By later in life I mean your out of shape 60 something year old neighbor who probably can't even ride a bicycle and tells you "he's buying a Harley", cringe...
If you're serious about biking, by all means ride a bicycle and get a feel for your balance, mountain bike some trails and get a feel for sliding, skidding, etc.
Then start small on the bike, ride around town, get a feel for it, and of course get a motorcycle endorsement.
"Can I drive a motorcycle with a car license in Florida?

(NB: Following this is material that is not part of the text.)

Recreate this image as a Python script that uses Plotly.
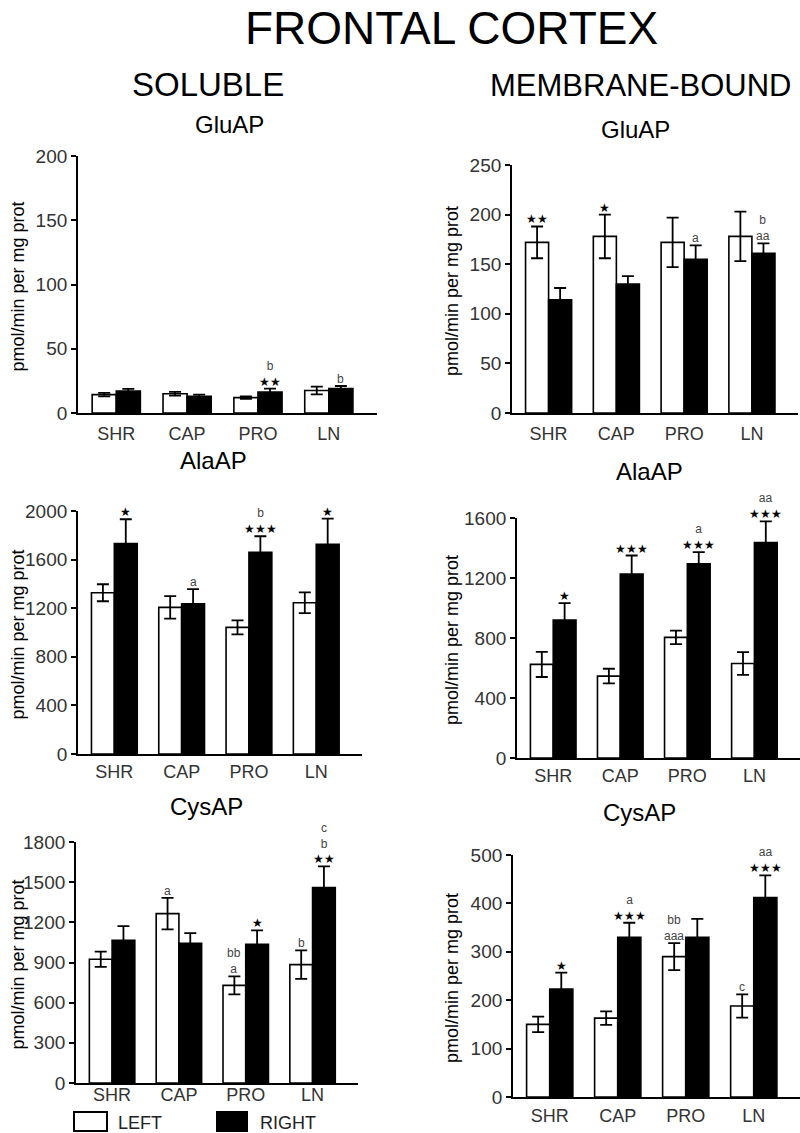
import plotly.graph_objects as go

# Frontal cortex aminopeptidase activities (pmol/min per mg prot), mean and SEM
categories = ['SHR', 'CAP', 'PRO', 'LN']

sol_glu_left = [14.3, 15, 12, 17.5]
sol_glu_left_err = [1.3, 1.5, 1.0, 3]
sol_glu_right = [17, 13, 16.3, 19]
sol_glu_right_err = [1.8, 1.3, 2.6, 2]

mem_glu_left = [172, 178, 172, 178]
mem_glu_left_err = [16, 22, 25, 25]
mem_glu_right = [114, 130, 155, 161]
mem_glu_right_err = [12, 8, 14, 10]

sol_ala_left = [1327, 1207, 1042, 1245]
sol_ala_left_err = [70, 93, 58, 85]
sol_ala_right = [1732, 1237, 1661, 1726]
sol_ala_right_err = [200, 120, 131, 211]

mem_ala_left = [624, 546, 804, 630]
mem_ala_left_err = [84, 49, 45, 76]
mem_ala_right = [920, 1227, 1294, 1437]
mem_ala_right_err = [113, 123, 78, 140]

sol_cys_left = [924, 1265, 729, 884]
sol_cys_left_err = [57, 117, 67, 107]
sol_cys_right = [1065, 1043, 1036, 1459]
sol_cys_right_err = [107, 77, 104, 159]

mem_cys_left = [150, 163, 290, 188]
mem_cys_left_err = [16, 14, 28, 24]
mem_cys_right = [223, 330, 330, 412]
mem_cys_right_err = [34, 30, 38, 46]

# significance marks: (category index, bar side, labels from bottom to top)
sol_glu_marks = [(2, 'R', ['**', 'b']), (3, 'R', ['b'])]
mem_glu_marks = [(0, 'L', ['**']), (1, 'L', ['*']), (2, 'R', ['a']), (3, 'R', ['aa', 'b'])]
sol_ala_marks = [(0, 'R', ['*']), (1, 'R', ['a']), (2, 'R', ['***', 'b']), (3, 'R', ['*'])]
mem_ala_marks = [(0, 'R', ['*']), (1, 'R', ['***']), (2, 'R', ['***', 'a']), (3, 'R', ['***', 'aa'])]
sol_cys_marks = [(1, 'L', ['a']), (2, 'L', ['a', 'bb']), (2, 'R', ['*']),
                 (3, 'L', ['b']), (3, 'R', ['**', 'b', 'c'])]
mem_cys_marks = [(0, 'R', ['*']), (1, 'R', ['***', 'a']), (2, 'L', ['aaa', 'bb']),
                 (3, 'L', ['c']), (3, 'R', ['***', 'aa'])]

W, H = 800, 1133
FONT = 'Liberation Sans, Arial, sans-serif'
BAR_W = 0.34

# panel boxes in pixels: x0, x1, y_top, y_bottom; plus y max, tick step, title and its centre,
# and the gap of the category labels under the axis
panels = [
    dict(box=(78, 377, 156, 413), ymax=200, dtick=50, title='GluAP', tpos=(229, 124), gap=3,
         data=(sol_glu_left, sol_glu_left_err, sol_glu_right, sol_glu_right_err), marks=sol_glu_marks),
    dict(box=(512, 798, 165, 413), ymax=250, dtick=50, title='GluAP', tpos=(635, 130), gap=3,
         data=(mem_glu_left, mem_glu_left_err, mem_glu_right, mem_glu_right_err), marks=mem_glu_marks),
    dict(box=(78, 362, 511, 754), ymax=2000, dtick=400, title='AlaAP', tpos=(213, 461), gap=0,
         data=(sol_ala_left, sol_ala_left_err, sol_ala_right, sol_ala_right_err), marks=sol_ala_marks),
    dict(box=(517, 800, 518, 758), ymax=1600, dtick=400, title='AlaAP', tpos=(649, 472), gap=0,
         data=(mem_ala_left, mem_ala_left_err, mem_ala_right, mem_ala_right_err), marks=mem_ala_marks),
    dict(box=(76, 358, 842, 1083), ymax=1800, dtick=300, title='CysAP', tpos=(207, 806), gap=-6,
         data=(sol_cys_left, sol_cys_left_err, sol_cys_right, sol_cys_right_err), marks=sol_cys_marks),
    dict(box=(513, 800, 855, 1097), ymax=500, dtick=100, title='CysAP', tpos=(639, 812), gap=1,
         data=(mem_cys_left, mem_cys_left_err, mem_cys_right, mem_cys_right_err), marks=mem_cys_marks),
]


def px(x):
    return x / W


def py(y):
    return 1 - y / H


def paper_text(text, x, y, size, color='black', anchor='center', angle=0):
    return dict(text=text, x=px(x), y=py(y), xref='paper', yref='paper', showarrow=False,
                xanchor=anchor, yanchor='middle', textangle=angle,
                font=dict(family=FONT, size=size, color=color))


def mark_text(labels):
    # stars drawn as black five-point stars, letters in grey; stacked top to bottom
    lines = []
    for lab in reversed(labels):
        if lab.startswith('*'):
            lines.append("<span style='color:black'>" + '\u2605' * len(lab) + '</span>')
        else:
            lines.append(lab)
    return '<br>'.join(lines)


def build_figure():
    fig = go.Figure()
    annotations = []
    xs = list(range(len(categories)))

    for i, p in enumerate(panels):
        n = '' if i == 0 else str(i + 1)
        xa, ya = 'x' + n, 'y' + n
        left, left_err, right, right_err = p['data']
        x0, x1, yt, yb = p['box']

        for vals, errs, fill, off in [(left, left_err, 'white', -BAR_W), (right, right_err, 'black', 0)]:
            fig.add_trace(go.Bar(
                x=xs, y=vals, width=BAR_W, offset=off,
                marker=dict(color=fill, line=dict(color='black', width=1.6)),
                error_y=dict(type='data', array=errs, visible=True, color='black',
                             thickness=1.8, width=6),
                xaxis=xa, yaxis=ya, showlegend=False, hoverinfo='skip'))

        fig.layout['xaxis' + n] = dict(
            domain=[px(x0), px(x1)], anchor=ya, range=[-0.54, 3.68], automargin=False,
            tickvals=xs, ticktext=categories, ticks='', showgrid=False, zeroline=False,
            showline=True, linecolor='black', linewidth=1.8, ticklabelstandoff=p['gap'],
            tickfont=dict(family=FONT, size=18, color='#333'), fixedrange=True)
        fig.layout['yaxis' + n] = dict(
            domain=[py(yb), py(yt)], anchor=xa, range=[0, p['ymax']], dtick=p['dtick'],
            automargin=False, ticks='outside', ticklen=5, tickwidth=1.5, tickcolor='black',
            showgrid=False, zeroline=False, showline=True, linecolor='black', linewidth=1.8,
            tickfont=dict(family=FONT, size=19, color='#333'), fixedrange=True)

        # panel title and y-axis title
        annotations.append(paper_text(p['title'], p['tpos'][0], p['tpos'][1], 24))
        ytx = 17 if x0 < 200 else 452
        annotations.append(paper_text('pmol/min per mg prot', ytx, (yt + yb) / 2 + 2, 18, angle=-90))

        # significance labels above error bars
        for ci, side, labels in p['marks']:
            if side == 'L':
                top, xpos = left[ci] + left_err[ci], ci - BAR_W / 2
            else:
                top, xpos = right[ci] + right_err[ci], ci + BAR_W / 2
            annotations.append(dict(
                text=mark_text(labels), x=xpos, y=top, xref=xa, yref=ya, showarrow=False,
                xanchor='center', yanchor='bottom', yshift=-1, borderpad=0,
                font=dict(family=FONT, size=12, color='#444')))

    # headings
    annotations.append(paper_text('FRONTAL CORTEX', 451, 28, 46))
    annotations.append(paper_text('SOLUBLE', 208, 84, 33))
    annotations.append(paper_text('MEMBRANE-BOUND', 640, 86, 31))

    # legend
    shapes = [
        dict(type='rect', xref='paper', yref='paper', x0=px(74), x1=px(107), y0=py(1131), y1=py(1112),
             fillcolor='white', line=dict(color='black', width=2)),
        dict(type='rect', xref='paper', yref='paper', x0=px(217), x1=px(247), y0=py(1131), y1=py(1112),
             fillcolor='black', line=dict(color='black', width=2)),
    ]
    annotations.append(paper_text('LEFT', 116, 1123, 18, '#222', 'left'))
    annotations.append(paper_text('RIGHT', 258, 1123, 18, '#222', 'left'))

    fig.update_layout(
        width=W, height=H, margin=dict(l=0, r=0, t=0, b=0, autoexpand=False),
        paper_bgcolor='white', plot_bgcolor='white',
        annotations=annotations, shapes=shapes, barmode='overlay')
    return fig


def main():
    fig = build_figure()
    # the page body has a default 8px margin; remove it so the figure fills the window
    fig.write_html("out.html", config={'displayModeBar': False},
                   post_script="document.body.style.margin='0';document.body.style.overflow='hidden';")


if __name__ == '__main__':
    main()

Can I ride a motorcycle with a car license? Unless you have obtained a
motorcycle endorsement for your Class E operator's
license, you cannot
ride a motorcycle with only a
car license. However, if you are riding a scooter with a motor that is under 50 cc, you
can legally
operate it with only a
Florida Class E
license."
When I took my last endorsement, after some yayhoo at licensing didn't automatically renew it, and I had to do the tests all over again after riding for 20 years, I was surprised by the amount of hot shot riders on Ninjas/GSXR's that failed the riding test.
If I told you half the horror stories, and fatalities, I've seen or heard of in my 40 years of riding, you wouldn't even consider it.

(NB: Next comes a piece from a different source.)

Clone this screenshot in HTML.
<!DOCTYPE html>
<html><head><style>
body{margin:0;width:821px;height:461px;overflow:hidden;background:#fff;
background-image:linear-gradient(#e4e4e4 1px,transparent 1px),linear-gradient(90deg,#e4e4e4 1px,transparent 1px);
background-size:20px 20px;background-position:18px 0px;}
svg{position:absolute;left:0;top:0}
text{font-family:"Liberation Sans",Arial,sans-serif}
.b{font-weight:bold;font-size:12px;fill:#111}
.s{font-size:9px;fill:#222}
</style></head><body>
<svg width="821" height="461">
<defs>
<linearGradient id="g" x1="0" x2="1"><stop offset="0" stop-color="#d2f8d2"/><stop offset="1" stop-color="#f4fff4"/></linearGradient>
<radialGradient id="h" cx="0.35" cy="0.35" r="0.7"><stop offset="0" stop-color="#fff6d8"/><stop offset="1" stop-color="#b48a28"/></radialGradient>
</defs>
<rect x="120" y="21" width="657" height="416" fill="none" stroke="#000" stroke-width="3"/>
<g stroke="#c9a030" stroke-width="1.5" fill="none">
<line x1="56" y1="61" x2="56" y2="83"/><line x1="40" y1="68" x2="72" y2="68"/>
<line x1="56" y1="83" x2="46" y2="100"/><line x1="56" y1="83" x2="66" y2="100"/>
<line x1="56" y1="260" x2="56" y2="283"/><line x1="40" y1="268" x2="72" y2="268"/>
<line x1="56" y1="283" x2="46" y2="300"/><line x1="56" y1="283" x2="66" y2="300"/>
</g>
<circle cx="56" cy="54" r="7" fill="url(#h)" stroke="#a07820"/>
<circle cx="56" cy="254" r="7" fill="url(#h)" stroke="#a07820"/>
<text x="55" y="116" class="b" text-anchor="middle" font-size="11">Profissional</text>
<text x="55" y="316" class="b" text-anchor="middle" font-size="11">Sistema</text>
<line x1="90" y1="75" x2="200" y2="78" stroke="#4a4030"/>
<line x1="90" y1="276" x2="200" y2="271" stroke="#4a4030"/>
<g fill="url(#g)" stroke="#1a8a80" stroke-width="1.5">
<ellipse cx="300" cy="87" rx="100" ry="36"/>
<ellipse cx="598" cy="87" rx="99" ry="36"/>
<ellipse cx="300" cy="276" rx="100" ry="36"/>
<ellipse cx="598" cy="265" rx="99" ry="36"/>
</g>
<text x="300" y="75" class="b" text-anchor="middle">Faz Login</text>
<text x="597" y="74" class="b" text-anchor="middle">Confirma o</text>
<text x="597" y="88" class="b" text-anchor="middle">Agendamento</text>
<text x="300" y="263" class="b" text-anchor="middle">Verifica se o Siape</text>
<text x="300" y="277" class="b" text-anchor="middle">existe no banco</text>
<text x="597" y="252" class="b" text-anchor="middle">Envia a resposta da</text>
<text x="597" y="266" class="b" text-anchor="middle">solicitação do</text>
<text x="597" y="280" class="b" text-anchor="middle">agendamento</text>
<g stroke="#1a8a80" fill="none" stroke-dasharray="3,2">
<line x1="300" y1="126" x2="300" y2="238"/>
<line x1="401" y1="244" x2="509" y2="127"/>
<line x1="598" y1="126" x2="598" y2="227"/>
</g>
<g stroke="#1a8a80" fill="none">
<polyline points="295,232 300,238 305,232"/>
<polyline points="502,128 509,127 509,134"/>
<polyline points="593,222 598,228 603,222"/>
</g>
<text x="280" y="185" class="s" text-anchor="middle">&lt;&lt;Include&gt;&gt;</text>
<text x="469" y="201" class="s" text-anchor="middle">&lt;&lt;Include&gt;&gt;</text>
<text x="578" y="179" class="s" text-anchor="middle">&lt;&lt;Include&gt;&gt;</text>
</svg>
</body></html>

Like the guy riding with a pack of bikers, helmetless in Idaho, who's glasses flew off his head, so he stomps on the back brake, "pulls over", sending five other bikes into the ditch, including a personal friend of mine, a middle aged woman who broke both of her wrists, shattered her femur on the right leg, and more. She never quite recovered.
I'm totally a lone rider and always have been. Riding with others always bad news.

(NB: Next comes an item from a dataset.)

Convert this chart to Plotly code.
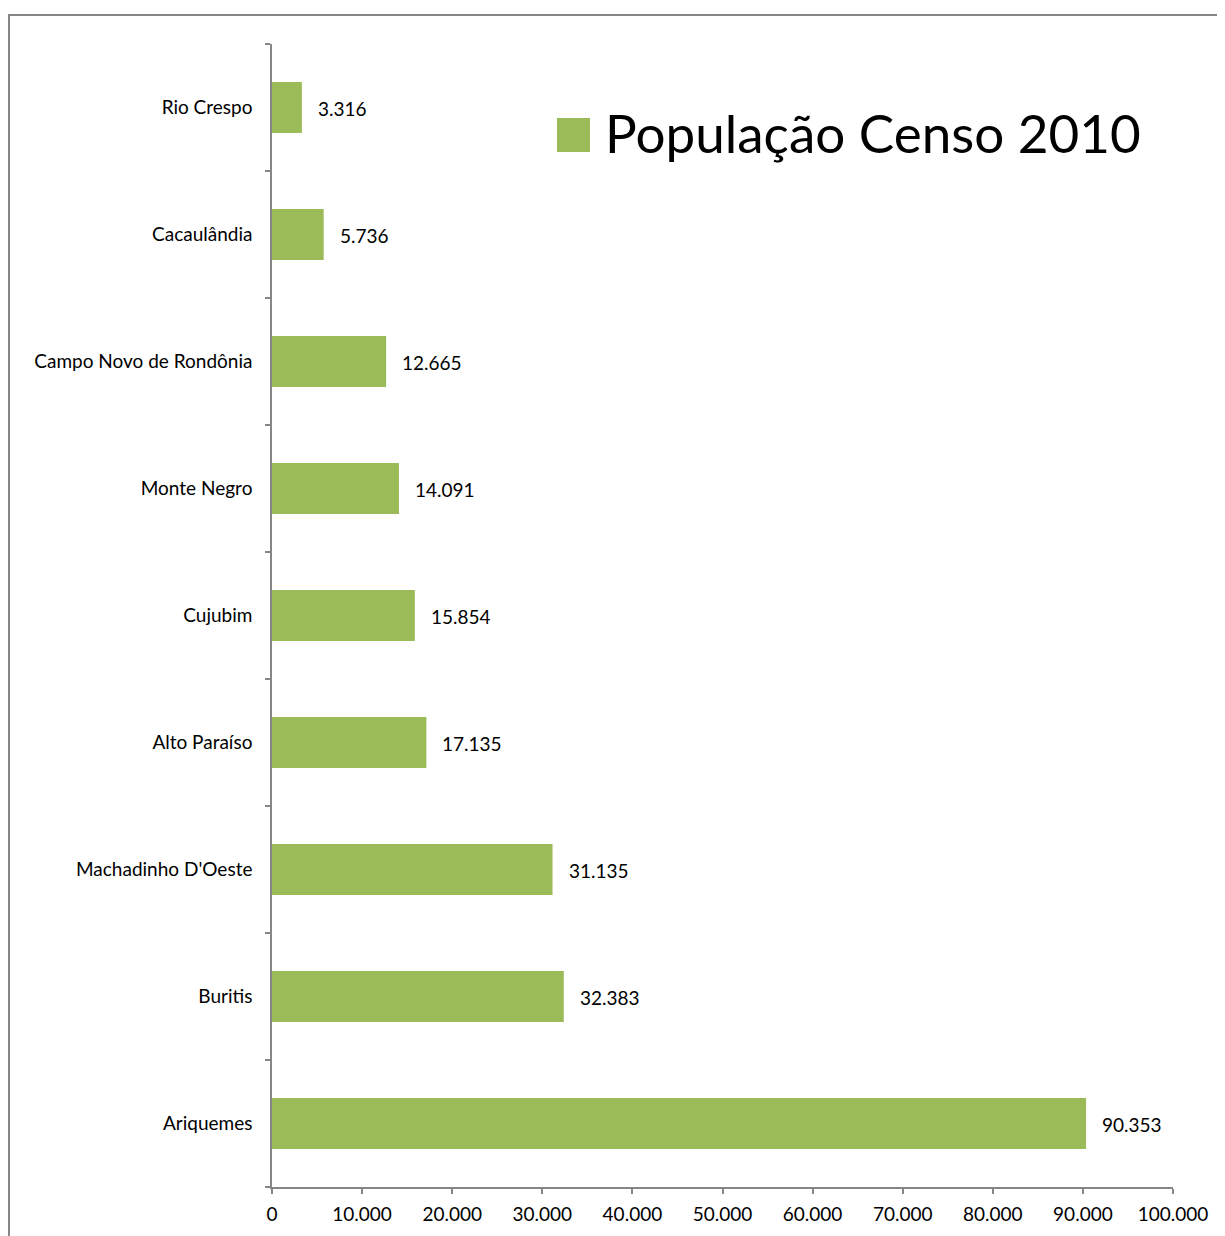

Or a buddy of mine with the same BMW "Bumblebee" 1000 GS as mine who hit a deer in the early hours 5 miles from town and lay in the ditch with a punctured lung until it was light enough for somebody to see him and call 911. He survived but two years later he still wasn't fully recovered.
A friend of mine from the Ford dealership up on Division St out on his lunch hour on his Auto Boat & Speed Show trophy winning 1950's vintage Triumph hardtail
who had a guy turn left in front of him at a light (the most common fatality for riders). As George is laying there all broken up with motorcycle laying on him, the guy that hit him walked up and asked him "how old is your bike?" George replies "1951" and the a-hole says "Good, then it won't cost my insurance very much". Unreal.
A very close personal friend of ours' son Larry, 21 year old, bought his 1st bike, hit a telephone pole and died.
On night about midnight, there was a ruckus at the red light just up the hill by the 7-Eleven. I walk up there and it's a girl I was sweet on, laying there, hit and run driver nowhere in sight had run a red light, a thick wide solid stream of blood going all the way from her head to the curb, and people standing there cracking jokes like "it's a dead Fred" and laughing. Aren't people great? I couldn't even sleep right for a while after that... and all I did in my spare time was restore an old Matchless 600 single "Typhoon Competition Scrambler" that had belonged to Evel Knievel, and had been sitting for 17 years since he'd crashed it.
The way I found that bike was a guy just up the street by the 7-Eleven had a whole yard full of vintage BMW's for sale. R27, R69S, and others. I says "why you selling your bikes?" He says "I was riding down by the college, a guy turned left in front of me, knocked me off his bike and practically ripped my left arm off". He was still recovering, and no more riding. This guy had grown up in Butte MT with Evel Knievel, in the 1950's, a pack of them all "had their Harleys geared up as fast as they could so they could go from town to town, from bar to bar, at 120mph". I already had my Victor, so I wasn't interested in the BMW's, too much money anyway, but then I saw the Matchless leaning against the wall in this little shed...
I personally quit riding for several years at a time on accounts of insane personal close calls, but always restarted because of my love for motorcycles, and riding, really clears your head out.
Country roads only for me, even better the "Primitive field roads" without a car in sight anywhere.
Like this.
This is my last bike, and I'm selling it. My right knee can't handle any more kickstarting, not if I want to keep walking.